I am grateful for the Fulbright research grant, which gives me the opportunity to closely cooperate with the research team at Stanford University to develop a new image segmentation method based on the state-of-the-arts probability density estimation algorithm. So far, we have developed a hierarchical image segmentation algorithm based on a modified version of the Bayesian Sequential Partitioning algorithm developed by Professor Wing H. Wong’s laboratory in 2013. The newly proposed JND-BSP algorithm can efficiently decompose an image into plentiful smooth image regions. By analyzing the similarity of these partitioned image regions, we can effectively construct a hierarchical representation scheme to describe the inherent structure of the image. Compared with other segmentation methods, the proposed method performs very well on capturing the image content structure at different resolutions.

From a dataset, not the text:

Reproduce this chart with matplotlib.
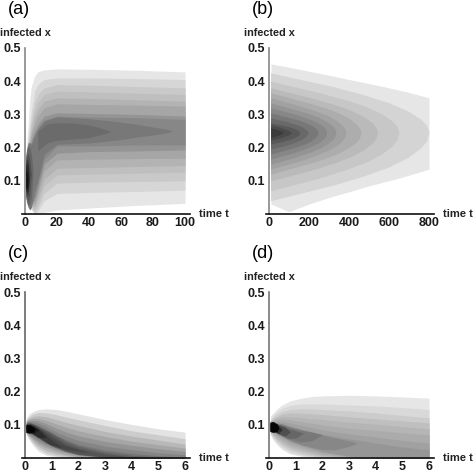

Currently, we only apply the JND-BSP algorithm over the CIE L*a*b* color space for image decomposition. Better segmentation results would be expected if we add in more appropriate image features, like image textures. Since the original BSP algorithm has been proved to be very efficient when dealing with moderate-to-high dimensional feature space, we would expect the proposed JND-BSP algorithm can also perform efficiently when more types of image features are utilized for image segmentation in the near future.

##### 4. References

[1] T. Cour, F. Benezit and J. Shi, “Spectral Segmentation with Multi-scale Graph Decomposition,” Computer Vision and Pattern Recognition, vol. 2, pp. 1124-1131, 2005.

[2] Pedro F. Felzenszwalb and Daniel P. Huttenlocher, “Efficient Graph-Based Image Segmentation,” International Journal of Computer Vision, Volume 59, Number 2, September 2004.

[3] D. Comaniciu and P. Meer, “Mean shift: A robust approach toward feature space analysis,” IEEE Transactions on Pattern Analysis and Machine Intelligence, Vol. 24, NO. 5, pp. 603-619, 2002.